-- OBJECTIVE --
Retype only what runs from the beginning of the data through the line with "Arial, Helvetica, sans-serif';"; please omit the pictures and keep every line exact.

-- DATASET CONTENT --
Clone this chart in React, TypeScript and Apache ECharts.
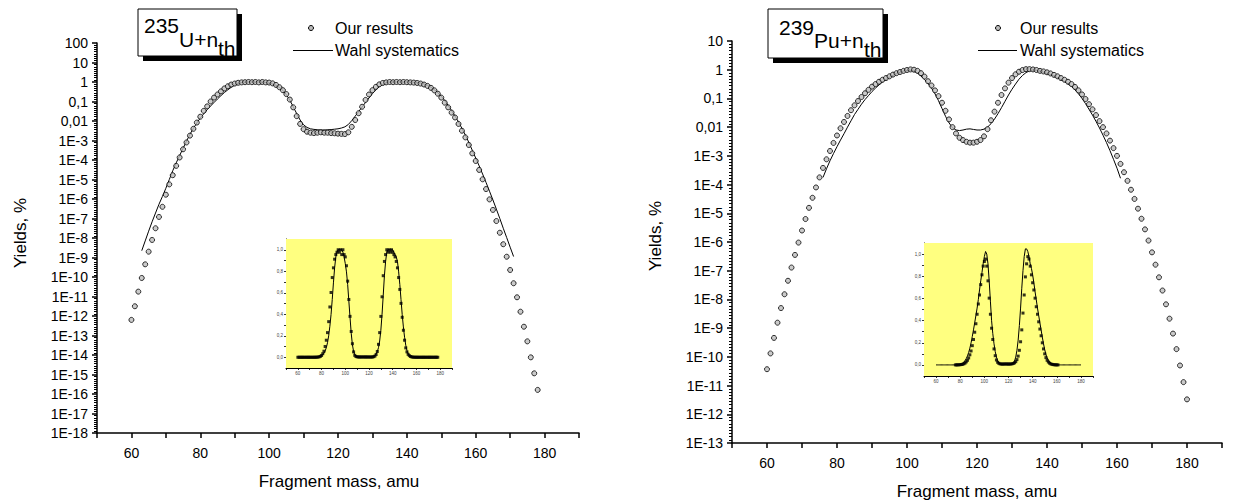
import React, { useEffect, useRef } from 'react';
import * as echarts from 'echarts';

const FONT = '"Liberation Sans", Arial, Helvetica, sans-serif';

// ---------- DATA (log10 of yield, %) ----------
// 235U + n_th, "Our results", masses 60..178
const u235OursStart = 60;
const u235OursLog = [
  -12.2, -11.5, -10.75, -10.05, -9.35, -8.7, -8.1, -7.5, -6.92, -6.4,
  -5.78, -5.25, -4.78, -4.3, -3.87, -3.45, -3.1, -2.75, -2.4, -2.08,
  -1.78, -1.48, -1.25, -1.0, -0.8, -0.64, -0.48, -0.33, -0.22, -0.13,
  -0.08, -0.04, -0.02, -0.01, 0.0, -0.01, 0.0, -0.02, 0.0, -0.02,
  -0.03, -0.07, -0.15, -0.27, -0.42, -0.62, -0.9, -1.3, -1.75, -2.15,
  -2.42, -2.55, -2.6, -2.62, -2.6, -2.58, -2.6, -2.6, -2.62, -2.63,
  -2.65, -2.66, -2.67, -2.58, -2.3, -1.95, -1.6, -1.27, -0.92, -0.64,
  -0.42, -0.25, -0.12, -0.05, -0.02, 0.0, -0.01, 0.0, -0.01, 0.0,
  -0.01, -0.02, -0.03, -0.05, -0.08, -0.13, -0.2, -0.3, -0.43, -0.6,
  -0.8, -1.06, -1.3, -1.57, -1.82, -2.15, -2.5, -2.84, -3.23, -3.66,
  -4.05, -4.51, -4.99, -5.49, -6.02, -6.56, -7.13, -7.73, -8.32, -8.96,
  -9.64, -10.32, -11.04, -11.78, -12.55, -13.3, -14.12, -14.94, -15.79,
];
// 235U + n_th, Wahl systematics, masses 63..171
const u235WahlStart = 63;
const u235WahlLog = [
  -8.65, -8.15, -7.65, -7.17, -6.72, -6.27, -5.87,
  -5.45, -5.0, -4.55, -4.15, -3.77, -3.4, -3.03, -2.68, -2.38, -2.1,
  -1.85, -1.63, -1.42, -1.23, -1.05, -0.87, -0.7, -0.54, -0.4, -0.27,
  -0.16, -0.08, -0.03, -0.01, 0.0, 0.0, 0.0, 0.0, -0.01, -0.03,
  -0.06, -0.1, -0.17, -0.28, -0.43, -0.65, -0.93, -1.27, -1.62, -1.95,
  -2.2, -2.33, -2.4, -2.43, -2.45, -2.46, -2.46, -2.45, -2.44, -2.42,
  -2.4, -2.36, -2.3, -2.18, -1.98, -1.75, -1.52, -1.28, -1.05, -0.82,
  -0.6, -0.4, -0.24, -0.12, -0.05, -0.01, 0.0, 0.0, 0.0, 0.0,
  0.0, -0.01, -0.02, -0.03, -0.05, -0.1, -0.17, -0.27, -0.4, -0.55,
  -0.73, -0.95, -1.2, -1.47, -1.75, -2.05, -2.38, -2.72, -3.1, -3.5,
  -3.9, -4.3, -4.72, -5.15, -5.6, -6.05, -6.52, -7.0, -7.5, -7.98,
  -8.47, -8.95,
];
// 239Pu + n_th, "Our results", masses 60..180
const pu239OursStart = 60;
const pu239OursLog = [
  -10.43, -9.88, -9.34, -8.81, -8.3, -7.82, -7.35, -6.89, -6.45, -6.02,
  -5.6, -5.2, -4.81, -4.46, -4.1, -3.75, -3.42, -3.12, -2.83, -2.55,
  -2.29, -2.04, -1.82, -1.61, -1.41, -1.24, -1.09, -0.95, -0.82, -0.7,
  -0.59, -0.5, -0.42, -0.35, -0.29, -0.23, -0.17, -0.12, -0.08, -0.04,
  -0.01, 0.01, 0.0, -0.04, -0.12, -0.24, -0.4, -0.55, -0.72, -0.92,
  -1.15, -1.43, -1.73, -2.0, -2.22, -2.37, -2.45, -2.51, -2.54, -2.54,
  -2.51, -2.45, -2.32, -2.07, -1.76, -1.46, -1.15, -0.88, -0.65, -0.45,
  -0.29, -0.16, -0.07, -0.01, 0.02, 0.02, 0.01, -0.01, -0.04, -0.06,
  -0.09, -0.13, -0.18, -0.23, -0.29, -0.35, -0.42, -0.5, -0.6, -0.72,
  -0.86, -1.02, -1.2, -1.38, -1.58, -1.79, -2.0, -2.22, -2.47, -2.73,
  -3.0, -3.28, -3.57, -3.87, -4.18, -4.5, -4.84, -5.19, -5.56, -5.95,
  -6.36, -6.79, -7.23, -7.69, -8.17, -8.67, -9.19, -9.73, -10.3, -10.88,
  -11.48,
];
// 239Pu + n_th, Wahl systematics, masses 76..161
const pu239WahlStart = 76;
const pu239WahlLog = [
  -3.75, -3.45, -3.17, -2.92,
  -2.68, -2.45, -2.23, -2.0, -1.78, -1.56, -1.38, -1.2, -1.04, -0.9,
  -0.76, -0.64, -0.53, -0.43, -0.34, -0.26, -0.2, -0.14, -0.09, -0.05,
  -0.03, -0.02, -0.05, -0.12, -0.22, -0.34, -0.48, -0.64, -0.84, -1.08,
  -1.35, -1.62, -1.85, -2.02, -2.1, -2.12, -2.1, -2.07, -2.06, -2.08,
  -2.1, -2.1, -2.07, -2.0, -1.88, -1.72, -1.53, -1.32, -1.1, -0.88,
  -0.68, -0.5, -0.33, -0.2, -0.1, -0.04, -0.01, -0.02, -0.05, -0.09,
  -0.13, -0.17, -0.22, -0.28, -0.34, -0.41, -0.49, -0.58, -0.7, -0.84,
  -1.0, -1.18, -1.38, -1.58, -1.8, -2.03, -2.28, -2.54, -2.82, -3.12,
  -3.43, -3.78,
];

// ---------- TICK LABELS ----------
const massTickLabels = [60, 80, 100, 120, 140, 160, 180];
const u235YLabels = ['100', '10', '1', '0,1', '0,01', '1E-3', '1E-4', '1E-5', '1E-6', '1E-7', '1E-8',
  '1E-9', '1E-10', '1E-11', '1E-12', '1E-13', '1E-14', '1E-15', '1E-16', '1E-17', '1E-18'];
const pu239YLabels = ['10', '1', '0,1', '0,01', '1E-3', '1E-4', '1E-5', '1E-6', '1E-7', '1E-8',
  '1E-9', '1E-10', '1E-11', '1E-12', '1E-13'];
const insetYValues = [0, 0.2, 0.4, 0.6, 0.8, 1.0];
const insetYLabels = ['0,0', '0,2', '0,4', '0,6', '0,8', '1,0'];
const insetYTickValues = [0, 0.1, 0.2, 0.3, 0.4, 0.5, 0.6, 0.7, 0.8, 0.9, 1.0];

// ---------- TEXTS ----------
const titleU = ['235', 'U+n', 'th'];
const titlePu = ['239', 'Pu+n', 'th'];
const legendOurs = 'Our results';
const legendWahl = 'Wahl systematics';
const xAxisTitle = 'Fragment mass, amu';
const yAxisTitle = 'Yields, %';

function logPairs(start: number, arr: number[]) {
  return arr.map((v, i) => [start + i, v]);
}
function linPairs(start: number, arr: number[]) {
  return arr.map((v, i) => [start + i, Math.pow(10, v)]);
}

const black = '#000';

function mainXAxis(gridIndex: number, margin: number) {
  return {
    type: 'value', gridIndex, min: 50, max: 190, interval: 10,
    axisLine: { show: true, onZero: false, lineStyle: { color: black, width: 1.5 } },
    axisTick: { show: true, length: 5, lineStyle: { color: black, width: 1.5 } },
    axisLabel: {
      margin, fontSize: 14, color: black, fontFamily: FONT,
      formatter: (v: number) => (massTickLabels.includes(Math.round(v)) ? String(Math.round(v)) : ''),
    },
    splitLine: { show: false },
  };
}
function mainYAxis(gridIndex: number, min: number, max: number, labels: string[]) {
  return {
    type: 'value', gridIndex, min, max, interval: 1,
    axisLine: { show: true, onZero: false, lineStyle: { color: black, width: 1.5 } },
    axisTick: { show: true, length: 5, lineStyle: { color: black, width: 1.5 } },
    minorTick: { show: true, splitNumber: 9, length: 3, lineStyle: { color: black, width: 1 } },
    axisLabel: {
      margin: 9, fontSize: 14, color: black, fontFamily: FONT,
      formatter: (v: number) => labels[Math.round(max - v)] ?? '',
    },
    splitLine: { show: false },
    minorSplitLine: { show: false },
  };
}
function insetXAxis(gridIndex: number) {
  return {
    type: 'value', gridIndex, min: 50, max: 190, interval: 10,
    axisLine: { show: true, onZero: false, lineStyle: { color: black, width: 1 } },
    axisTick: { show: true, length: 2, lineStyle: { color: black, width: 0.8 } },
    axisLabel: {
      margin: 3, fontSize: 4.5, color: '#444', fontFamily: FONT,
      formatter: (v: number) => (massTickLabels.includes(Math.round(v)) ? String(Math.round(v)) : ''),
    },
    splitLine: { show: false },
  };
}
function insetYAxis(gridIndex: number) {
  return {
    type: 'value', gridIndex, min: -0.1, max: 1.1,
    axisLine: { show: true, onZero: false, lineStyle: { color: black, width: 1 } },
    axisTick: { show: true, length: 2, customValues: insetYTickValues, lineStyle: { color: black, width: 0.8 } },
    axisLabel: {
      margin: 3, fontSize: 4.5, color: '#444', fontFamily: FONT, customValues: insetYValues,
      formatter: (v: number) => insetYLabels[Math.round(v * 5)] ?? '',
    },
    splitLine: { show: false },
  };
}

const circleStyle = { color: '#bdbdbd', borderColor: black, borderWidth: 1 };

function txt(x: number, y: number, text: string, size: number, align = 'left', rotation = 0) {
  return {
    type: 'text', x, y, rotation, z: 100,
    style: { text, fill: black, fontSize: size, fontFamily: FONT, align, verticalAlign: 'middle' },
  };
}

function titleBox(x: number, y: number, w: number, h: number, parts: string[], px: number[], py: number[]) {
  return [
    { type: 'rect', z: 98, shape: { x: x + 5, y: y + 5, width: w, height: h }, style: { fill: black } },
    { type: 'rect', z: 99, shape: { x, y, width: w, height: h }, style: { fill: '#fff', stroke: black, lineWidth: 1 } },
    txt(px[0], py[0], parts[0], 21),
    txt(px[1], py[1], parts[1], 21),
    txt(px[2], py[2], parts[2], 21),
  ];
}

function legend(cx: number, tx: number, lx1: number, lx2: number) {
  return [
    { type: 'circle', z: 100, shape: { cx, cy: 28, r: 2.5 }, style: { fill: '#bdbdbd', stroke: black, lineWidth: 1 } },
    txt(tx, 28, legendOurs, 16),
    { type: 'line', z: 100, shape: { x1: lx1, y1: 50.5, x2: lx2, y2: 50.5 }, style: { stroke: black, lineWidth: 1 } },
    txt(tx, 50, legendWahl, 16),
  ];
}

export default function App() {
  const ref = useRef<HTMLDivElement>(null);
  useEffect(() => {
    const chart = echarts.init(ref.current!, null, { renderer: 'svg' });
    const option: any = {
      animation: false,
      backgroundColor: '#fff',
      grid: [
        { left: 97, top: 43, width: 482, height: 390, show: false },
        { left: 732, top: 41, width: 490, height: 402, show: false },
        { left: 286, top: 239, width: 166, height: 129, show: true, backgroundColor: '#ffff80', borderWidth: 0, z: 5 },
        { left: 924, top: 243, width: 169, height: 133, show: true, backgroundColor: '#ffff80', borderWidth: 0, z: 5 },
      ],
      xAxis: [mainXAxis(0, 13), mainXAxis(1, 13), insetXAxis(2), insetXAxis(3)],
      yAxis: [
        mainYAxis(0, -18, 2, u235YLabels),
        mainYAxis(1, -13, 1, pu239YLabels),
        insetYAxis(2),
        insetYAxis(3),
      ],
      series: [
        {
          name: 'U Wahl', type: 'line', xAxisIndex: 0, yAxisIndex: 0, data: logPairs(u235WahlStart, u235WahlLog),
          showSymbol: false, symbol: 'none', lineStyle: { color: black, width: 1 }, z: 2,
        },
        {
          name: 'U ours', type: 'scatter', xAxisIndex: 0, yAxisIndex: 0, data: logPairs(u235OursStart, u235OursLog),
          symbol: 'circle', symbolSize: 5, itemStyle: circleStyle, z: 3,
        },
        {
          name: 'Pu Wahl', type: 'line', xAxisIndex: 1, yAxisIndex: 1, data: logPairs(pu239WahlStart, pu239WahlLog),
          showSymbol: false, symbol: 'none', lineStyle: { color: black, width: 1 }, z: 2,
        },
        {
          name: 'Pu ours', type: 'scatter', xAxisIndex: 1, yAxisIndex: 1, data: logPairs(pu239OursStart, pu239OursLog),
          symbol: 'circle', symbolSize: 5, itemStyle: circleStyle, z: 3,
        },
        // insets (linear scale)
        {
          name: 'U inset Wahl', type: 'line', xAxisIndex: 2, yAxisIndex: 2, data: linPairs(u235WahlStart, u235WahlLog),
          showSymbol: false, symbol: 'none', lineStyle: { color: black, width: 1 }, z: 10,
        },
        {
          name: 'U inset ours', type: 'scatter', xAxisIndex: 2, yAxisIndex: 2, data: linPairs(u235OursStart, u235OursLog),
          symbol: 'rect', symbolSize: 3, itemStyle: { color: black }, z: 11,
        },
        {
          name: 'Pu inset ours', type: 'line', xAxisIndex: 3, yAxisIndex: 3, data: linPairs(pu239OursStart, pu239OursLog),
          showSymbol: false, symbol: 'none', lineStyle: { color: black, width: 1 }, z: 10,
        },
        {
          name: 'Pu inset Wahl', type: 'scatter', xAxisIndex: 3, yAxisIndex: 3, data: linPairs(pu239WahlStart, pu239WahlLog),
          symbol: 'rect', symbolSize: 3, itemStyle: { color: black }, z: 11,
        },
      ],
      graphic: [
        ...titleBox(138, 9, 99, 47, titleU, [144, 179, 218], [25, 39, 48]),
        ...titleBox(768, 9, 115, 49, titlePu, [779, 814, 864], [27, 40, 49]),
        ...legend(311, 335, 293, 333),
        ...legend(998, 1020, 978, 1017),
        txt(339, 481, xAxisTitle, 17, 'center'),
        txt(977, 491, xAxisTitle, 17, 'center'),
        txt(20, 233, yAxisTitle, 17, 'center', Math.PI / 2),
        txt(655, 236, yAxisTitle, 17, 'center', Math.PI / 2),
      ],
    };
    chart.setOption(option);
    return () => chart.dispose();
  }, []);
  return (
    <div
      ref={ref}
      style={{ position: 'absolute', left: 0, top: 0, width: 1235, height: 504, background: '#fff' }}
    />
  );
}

-- CORRECT RESPONSE --
Clone this chart in React, TypeScript and Apache ECharts.
import React, { useEffect, useRef } from 'react';
import * as echarts from 'echarts';

const FONT = '"Liberation Sans", Arial, Helvetica, sans-serif';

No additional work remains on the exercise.